Mais la plupart des travaux de terrain montrent que l’Islam est tout à fait compatible avec les sociétés occidentales. La plupart des populations de culture musulmane bricole, si j’ose dire, la façon d’être musulman avec le fait de vivre dans ces sociétés occidentales. En dehors des grandes fêtes religieuses comme le Ramadan et quelques autres, la plupart des façons d’être au quotidien des musulmans n’est pas plus visible que l’appartenance à telle ou telle autre religion. Et la pratique religieuse est en général faible.
Ce qui a changé la visibilité, ça a été aussi le terrorisme. Tout le monde a cru que les terroristes étaient des musulmans intégristes. Or, ce sont des gens qui souvent découvrent l’Islam et qui ont trouvé dans l’Islam l’occasion d’exprimer leur violence mais l’aurait trouvé ailleurs, dans d’autres causes, si j’ose dire, dans d’autres contextes. Ça aurait pu être l’extrême gauche, l’extrême droite et quelques autres causes indépendantistes ou identitaires dans d’autres contextes.

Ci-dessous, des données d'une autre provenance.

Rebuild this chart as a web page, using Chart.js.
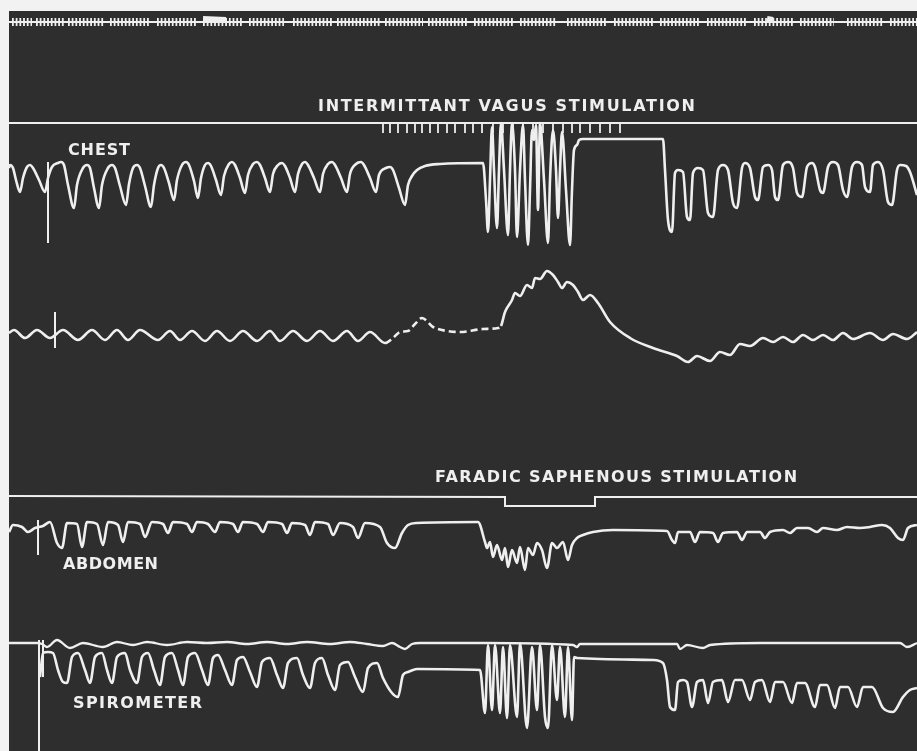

Donc cela a complétement biaisé le regard que l’on porte sur l’islam aujourd’hui mais la plupart des populations de culture musulmane d’après les enquêtes sont des gens qui se revendiquent souvent du pays où ils sont nés, c’est-à-dire des pays occidentaux français, britannique etc., et ont une façon tout à fait pacifique de se vivre comme musulmans comme ils se vivraient dans une autre religion dans des sociétés sécularisées.